Can you determine the number of output classes in a HuggingFace segmentation model?

I am loading a model like this:

id2label = {
        0: 'background', 
        1: 'cake',
        2: 'donut', 
}
model = Mask2FormerForUniversalSegmentation.from_pretrained(self.backbone, id2label=self.id2label, ignore_mismatched_sizes=True)  
model.load_state_dict(torch.load('checkpoint.pt', map_location=torch.device('cpu')))

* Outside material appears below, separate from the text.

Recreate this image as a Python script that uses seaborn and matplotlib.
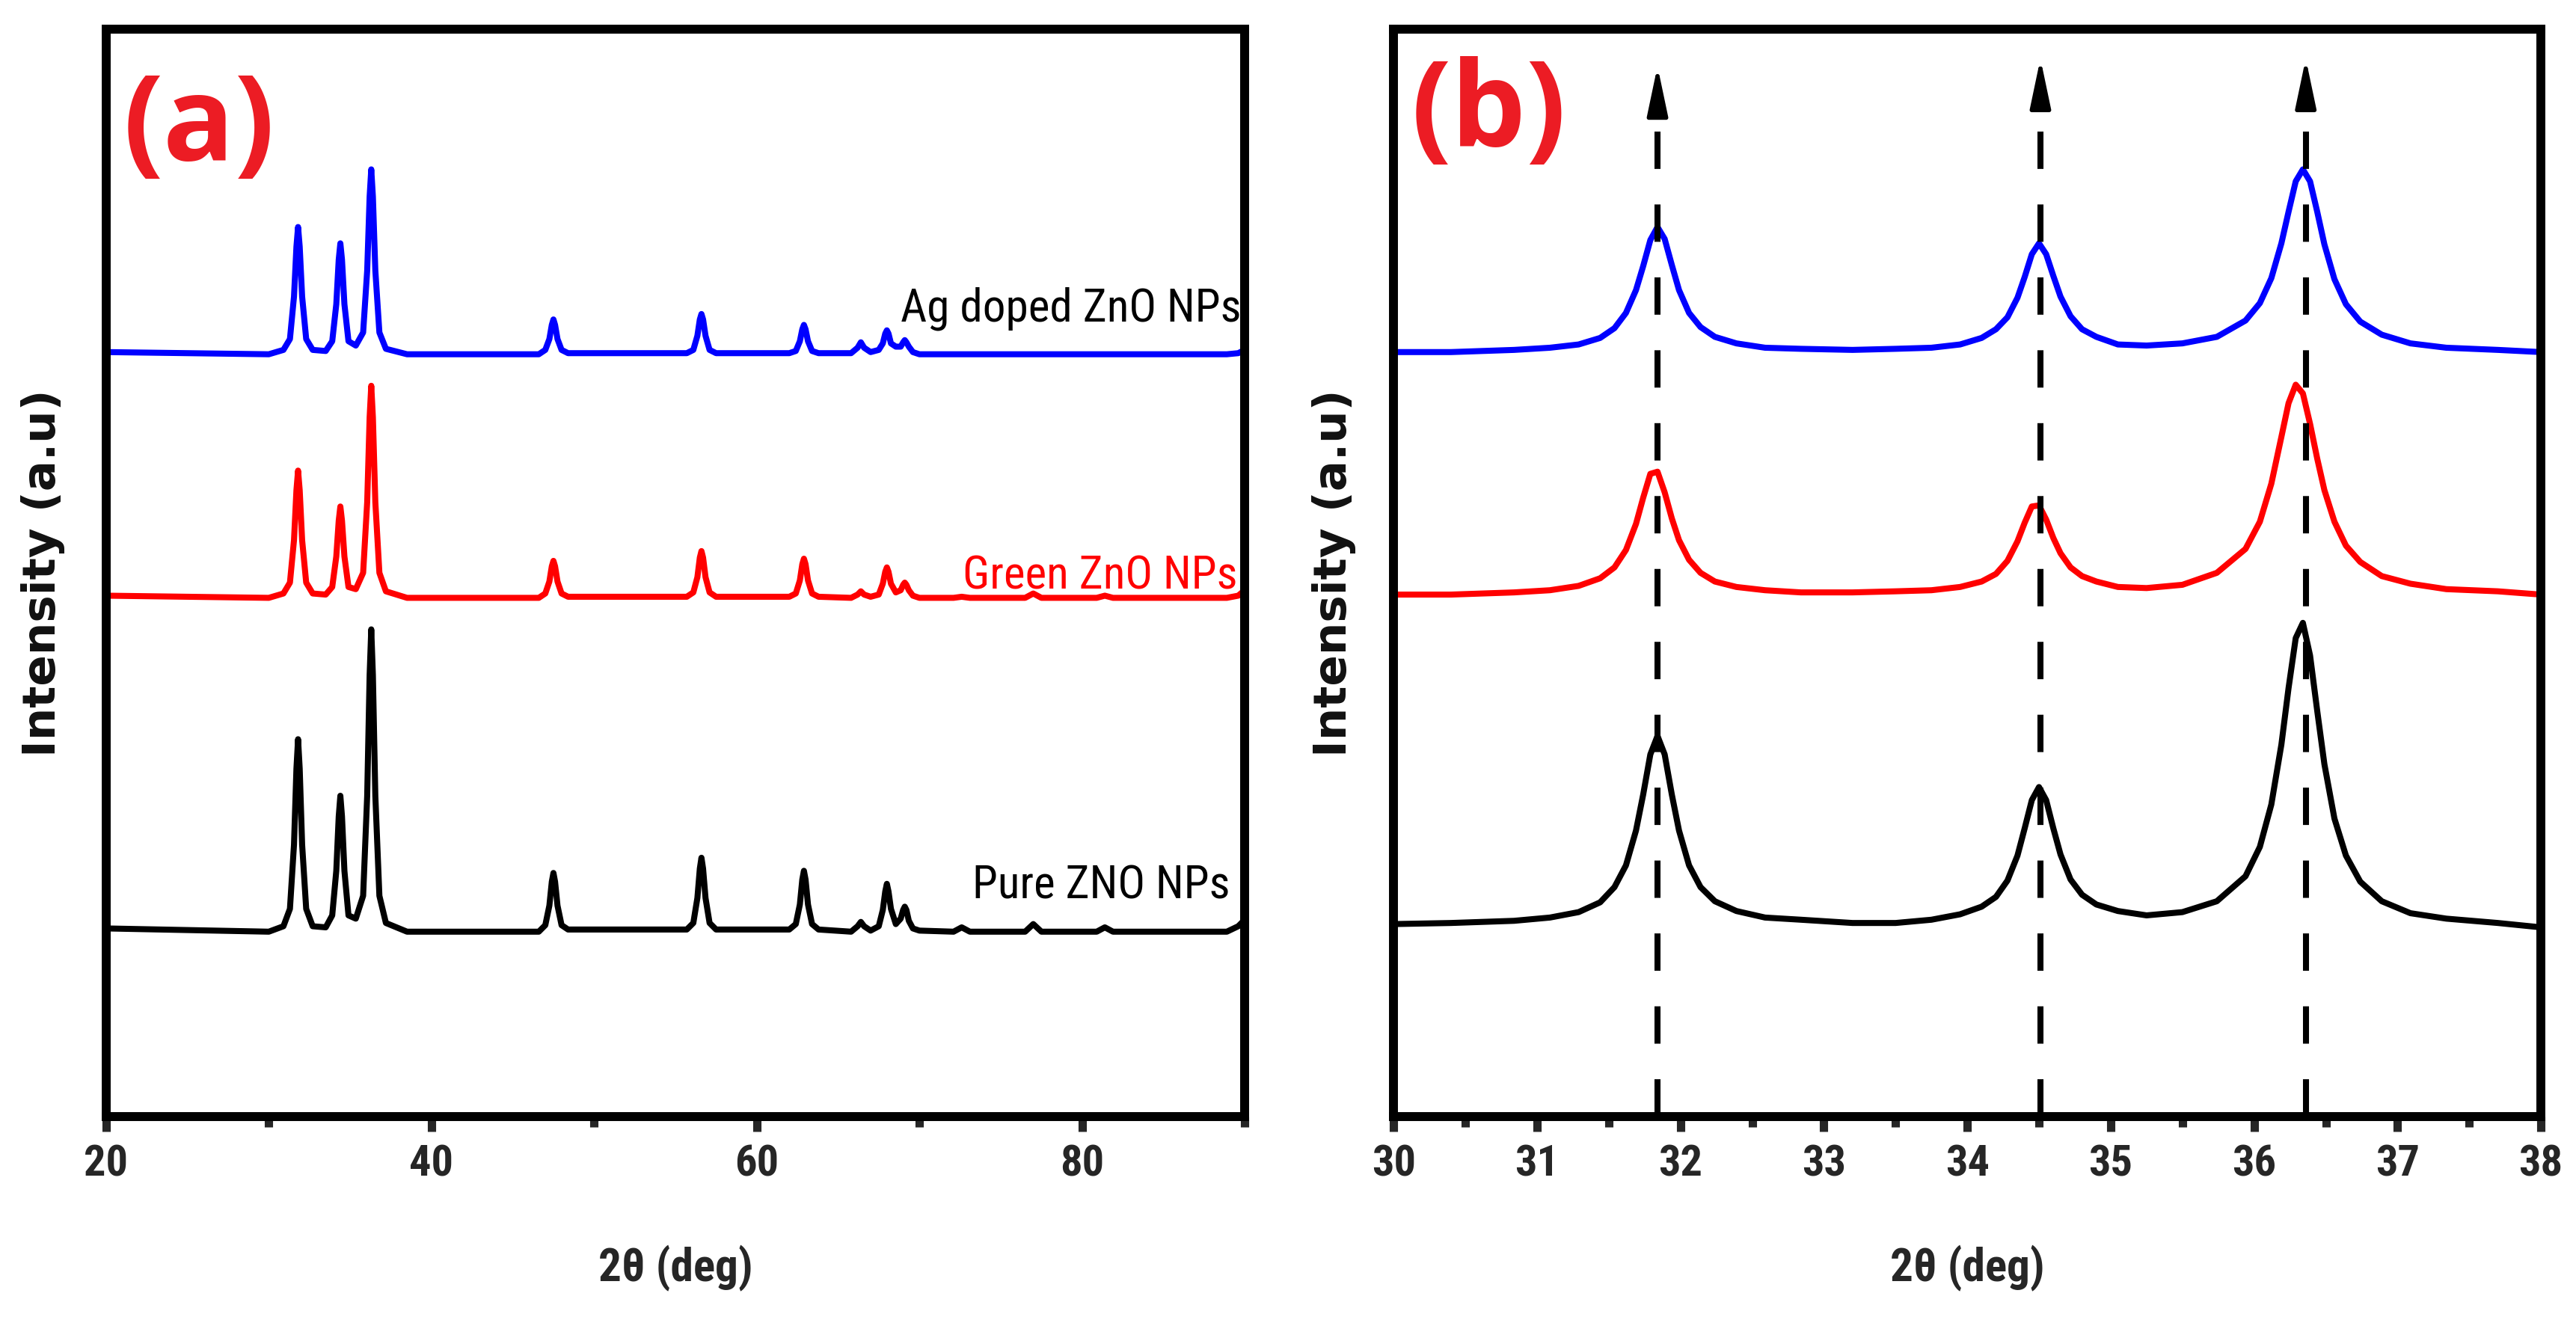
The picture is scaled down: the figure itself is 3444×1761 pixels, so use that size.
import matplotlib
matplotlib.use("Agg")
import matplotlib.pyplot as plt
from matplotlib import font_manager
from matplotlib.ticker import MultipleLocator, FixedLocator
import seaborn as sns

# ---- data (y in arbitrary stacked units, 0..100) ----
# panel (a): full pattern 20-90 deg
two_theta_a = [20, 30.0,
               30.9, 31.3, 31.55, 31.7, 31.8, 31.9, 32.05, 32.3, 32.7,
               33.5, 33.9, 34.15, 34.3, 34.4, 34.5, 34.65, 34.9,
               35.35,
               35.8, 36.05, 36.2, 36.3, 36.4, 36.55, 36.8, 37.2,
               38.5, 46.6,
               47.0, 47.25, 47.4, 47.5, 47.6, 47.75, 48.0, 48.4,
               55.7, 56.1, 56.35, 56.5, 56.6, 56.7, 56.85, 57.1, 57.5,
               62.0, 62.4, 62.65, 62.8, 62.9, 63.0, 63.15, 63.4, 63.8,
               65.8, 66.2, 66.4, 66.6, 67.0, 67.5, 67.75, 67.9, 68.0, 68.1,
               68.25, 68.55, 68.85, 69.0, 69.1, 69.2, 69.35, 69.6, 70.0,
               72.1, 72.6, 73.1, 76.5, 77.0, 77.5, 80.9, 81.4, 81.9, 88.9, 89.6, 90]

pure_a = [17.3, 17.0,
          17.5, 19.1, 25.0, 32.0, 34.7, 32.0, 25.0, 19.1, 17.5,
          17.4, 18.5, 22.6, 27.6, 29.5, 27.6, 22.6, 18.5,
          18.2,
          20.3, 29.5, 40.6, 44.8, 40.6, 29.5, 20.3, 17.8,
          17.0, 17.0,
          17.6, 19.4, 21.6, 22.4, 21.6, 19.4, 17.6, 17.2,
          17.2, 17.8, 20.1, 22.8, 23.8, 22.8, 20.1, 17.8, 17.2,
          17.2, 17.7, 19.5, 21.8, 22.6, 21.8, 19.5, 17.7, 17.2,
          17.0, 17.5, 17.9, 17.5, 17.1, 17.5, 19.0, 20.7, 21.4, 20.7,
          19.1, 17.7, 18.2, 19.0, 19.3, 19.0, 18.0, 17.3, 17.1,
          17.0, 17.4, 17.0, 17.0, 17.7, 17.0, 17.0, 17.4, 17.0, 17.0, 17.5, 18.1]

green_a = [47.9, 47.7,
           48.1, 49.1, 53.0, 57.6, 59.4, 57.6, 53.0, 49.1, 48.1,
           48.0, 48.7, 51.5, 54.8, 56.1, 54.8, 51.5, 48.7,
           48.5,
           50.0, 56.5, 64.3, 67.2, 64.3, 56.5, 50.0, 48.3,
           47.7, 47.7,
           48.1, 49.2, 50.6, 51.1, 50.6, 49.2, 48.1, 47.8,
           47.8, 48.2, 49.6, 51.4, 52.0, 51.4, 49.6, 48.2, 47.8,
           47.8, 48.1, 49.3, 50.8, 51.3, 50.8, 49.3, 48.1, 47.8,
           47.7, 48.0, 48.3, 48.0, 47.8, 48.0, 49.0, 50.1, 50.5, 50.1,
           49.0, 48.2, 48.4, 48.9, 49.1, 48.9, 48.4, 47.9, 47.7,
           47.7, 47.8, 47.7, 47.7, 48.1, 47.7, 47.7, 47.9, 47.7, 47.7, 47.9, 48.4]

ag_a = [70.3, 70.1,
        70.5, 71.5, 75.4, 80.0, 81.8, 80.0, 75.4, 71.5, 70.5,
        70.4, 71.3, 74.7, 78.8, 80.3, 78.8, 74.7, 71.3,
        70.9,
        72.1, 77.8, 84.6, 87.1, 84.6, 77.8, 72.1, 70.6,
        70.1, 70.1,
        70.5, 71.5, 72.8, 73.3, 72.8, 71.5, 70.5, 70.2,
        70.2, 70.5, 71.8, 73.3, 73.8, 73.3, 71.8, 70.5, 70.2,
        70.2, 70.4, 71.3, 72.4, 72.8, 72.4, 71.3, 70.4, 70.2,
        70.2, 70.7, 71.2, 70.7, 70.3, 70.5, 71.1, 72.0, 72.3, 72.0,
        71.1, 70.8, 70.8, 71.2, 71.4, 71.2, 70.8, 70.3, 70.1,
        70.1, 70.1, 70.1, 70.1, 70.1, 70.1, 70.1, 70.1, 70.1, 70.1, 70.2, 70.5]

# panel (b): zoom on the three main reflections
two_theta_b = [30.0, 30.4, 30.84, 31.09, 31.29, 31.44, 31.54, 31.62, 31.69, 31.74, 31.79,
               31.84, 31.89, 31.94, 31.99, 32.06, 32.14, 32.24, 32.39, 32.59, 32.84, 33.2,
               33.50, 33.75, 33.95, 34.10, 34.20, 34.28, 34.35, 34.40, 34.45, 34.50,
               34.55, 34.60, 34.65, 34.72, 34.80, 34.90, 35.05, 35.25, 35.50,
               35.74, 35.94, 36.04, 36.12, 36.19, 36.24, 36.29, 36.34, 36.39, 36.44,
               36.49, 36.56, 36.64, 36.74, 36.89, 37.09, 37.34, 37.7, 38.0]

ag_b = [70.3, 70.3, 70.5, 70.7, 71.0, 71.6, 72.5, 73.9, 76.0, 78.2, 80.6,
        81.8, 80.7, 78.3, 76.0, 73.9, 72.6, 71.7, 71.1, 70.7, 70.6, 70.5,
        70.6, 70.7, 71.0, 71.6, 72.4, 73.5, 75.3, 77.2, 79.3, 80.3,
        79.3, 77.3, 75.4, 73.6, 72.4, 71.7, 71.0, 70.9, 71.1,
        71.7, 73.2, 74.8, 77.1, 80.3, 83.2, 86.0, 87.1, 86.0, 83.2,
        80.2, 77.0, 74.7, 73.1, 71.9, 71.1, 70.7, 70.5, 70.3]

green_b = [48.0, 48.0, 48.2, 48.4, 48.8, 49.5, 50.5, 52.1, 54.5, 56.9, 59.1,
           59.3, 57.4, 55.0, 53.0, 51.2, 50.0, 49.2, 48.7, 48.4, 48.2, 48.2,
           48.3, 48.4, 48.7, 49.2, 49.9, 51.1, 52.9, 54.6, 56.1, 56.2,
           54.9, 53.2, 51.8, 50.5, 49.7, 49.2, 48.7, 48.6, 48.9,
           50.0, 52.2, 54.7, 58.2, 62.5, 65.6, 67.3, 66.5, 63.7, 60.5,
           57.6, 54.7, 52.5, 51.0, 49.7, 49.0, 48.5, 48.3, 48.0]

pure_b = [17.7, 17.8, 18.0, 18.3, 18.8, 19.7, 21.1, 23.1, 26.3, 29.6, 33.3,
          35.0, 33.3, 29.6, 26.3, 23.1, 21.1, 19.8, 18.9, 18.3, 18.1, 17.8,
          17.8, 18.1, 18.6, 19.3, 20.2, 21.7, 24.0, 26.5, 29.1, 30.3,
          29.1, 26.5, 24.1, 21.8, 20.4, 19.5, 18.9, 18.5, 18.8,
          19.8, 22.1, 24.8, 28.7, 34.2, 39.4, 44.0, 45.4, 42.4, 37.3,
          32.4, 27.4, 24.0, 21.6, 19.8, 18.7, 18.2, 17.8, 17.4]

# reference lines at the peak positions and where their arrows end
peak_lines = [31.84, 34.51, 36.36]
arrow_tips = [96.6, 97.3, 97.3]

sample_labels = ["Ag doped ZnO NPs", "Green ZnO NPs", "Pure ZNO NPs"]
label_colors = ["black", "red", "black"]
label_x = [89.8, 89.55, 89.1]
label_y = [74.3, 49.7, 21.2]

# ---- style ----
sns.set_theme(style="white")
names = {f.name for f in font_manager.fontManager.ttflist}
narrow, stretch, scale = "Liberation Sans", "normal", 0.86
for cand in ["Liberation Sans Narrow", "Roboto Condensed", "Open Sans Condensed",
             "DejaVu Sans Condensed"]:
    if cand in names:
        narrow, stretch, scale = cand, "normal", 1.0
        break
else:
    cond = [f for f in font_manager.fontManager.ttflist
            if f.stretch in ("condensed", "semi-condensed", 87.5, 75)]
    if cond:
        narrow, stretch, scale = cond[0].name, "condensed", 1.0
plt.rcParams["font.family"] = [narrow, "DejaVu Sans"]
plt.rcParams["font.stretch"] = stretch

fig = plt.figure(figsize=(17.22, 8.805), dpi=200)
ax_a = fig.add_axes([0.0412, 0.1522, 0.442, 0.8257])
ax_b = fig.add_axes([0.541, 0.1522, 0.4454, 0.8257])

line_w = 2.9

for ax in (ax_a, ax_b):
    for s in ax.spines.values():
        s.set_linewidth(4.3)
        s.set_color("black")
    ax.set_ylim(0, 100)
    ax.set_yticks([])
    ax.tick_params(axis="x", which="major", direction="out", length=7.2, width=4,
                   pad=6, labelsize=21 * scale, bottom=True, top=False)
    ax.tick_params(axis="x", which="minor", direction="out", length=5, width=4,
                   bottom=True, top=False)
    ax.set_ylabel("Intensity (a.u)", fontsize=22, fontweight="bold",
                  family="DejaVu Sans", stretch="normal", color="#111111")
    ax.set_xlabel("2\u03b8 (deg)", fontsize=22 * scale, fontweight="bold")
    ax.xaxis.set_label_coords(0.5, -0.118)

# panel (a)
sns.lineplot(x=two_theta_a, y=ag_a, ax=ax_a, color="blue", lw=line_w, estimator=None, sort=False)
sns.lineplot(x=two_theta_a, y=green_a, ax=ax_a, color="red", lw=line_w, estimator=None, sort=False)
sns.lineplot(x=two_theta_a, y=pure_a, ax=ax_a, color="black", lw=line_w, estimator=None, sort=False)
ax_a.set_xlim(20, 90)
ax_a.xaxis.set_major_locator(FixedLocator([20, 40, 60, 80]))
ax_a.xaxis.set_minor_locator(FixedLocator([30, 50, 70, 90]))
for txt, c, tx, ty in zip(sample_labels, label_colors, label_x, label_y):
    ax_a.text(tx, ty, txt, color=c, fontsize=22 * scale, ha="right", va="center")
ax_a.yaxis.set_label_coords(-0.036, 0.5)

# panel (b)
sns.lineplot(x=two_theta_b, y=ag_b, ax=ax_b, color="blue", lw=line_w, estimator=None, sort=False)
sns.lineplot(x=two_theta_b, y=green_b, ax=ax_b, color="red", lw=line_w, estimator=None, sort=False)
sns.lineplot(x=two_theta_b, y=pure_b, ax=ax_b, color="black", lw=line_w, estimator=None, sort=False)
ax_b.set_xlim(30, 38)
ax_b.xaxis.set_major_locator(MultipleLocator(1))
ax_b.xaxis.set_minor_locator(MultipleLocator(0.5))
ax_b.yaxis.set_label_coords(-0.033, 0.5)

head_len = 4.2
ax_b.vlines(peak_lines, 0, [t - head_len for t in arrow_tips], colors="black",
            linewidth=line_w, linestyles=[(0, (6.2, 5.9))])
for px, tip in zip(peak_lines, arrow_tips):
    ax_b.annotate("", xy=(px, tip), xytext=(px, tip - head_len),
                  arrowprops=dict(arrowstyle="-|>,head_length=2.0,head_width=0.42",
                                  color="black", lw=2.0, shrinkA=0, shrinkB=0,
                                  mutation_scale=10))

for ax in (ax_a, ax_b):
    for lbl in ax.get_xticklabels():
        lbl.set_fontweight("bold")

# panel letters
ax_a.text(0.015, 0.962, "(a)", transform=ax_a.transAxes, fontsize=57, fontweight="bold",
          family=["Open Sans", "DejaVu Sans"], stretch="normal", color="#ec1c24",
          ha="left", va="top")
ax_b.text(0.015, 0.975, "(b)", transform=ax_b.transAxes, fontsize=57, fontweight="bold",
          family=["Open Sans", "DejaVu Sans"], stretch="normal", color="#ec1c24",
          ha="left", va="top")

fig.savefig("out.png", dpi=200, facecolor="white")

However I don't actually know id2label. (I just have the checkpoint). I don't really care about the names of the classes I just want to know how many there are in the checkpointed model. I can see it in the warning message that appears, but would like to avoid that:

RuntimeError: Error(s) in loading state_dict for Mask2FormerForUniversalSegmentation:
    size mismatch for class_predictor.weight: copying a param with shape torch.Size([8, 256]) from checkpoint, the shape in current model is torch.Size([20, 256]).
    size mismatch for class_predictor.bias: copying a param with shape torch.Size([8]) from checkpoint, the shape in current model is torch.Size([20]).
    size mismatch for criterion.empty_weight: copying a param with shape torch.Size([8]) from checkpoint, the shape in current model is torch.Size([20]).

Solution

You could check the state_dict:

import torch

chk = torch.load(checkpoint.pt)
# chk is a dict[str, torch.tensor]
# The layer shape tells you the number of labels +1 (i.e. subtract 1)
chk["class_predictor.weight"].shape[0]

The only downside is that you need to know the layer's name, but that is feasible when you only load with Mask2FormerForUniversalSegmentation.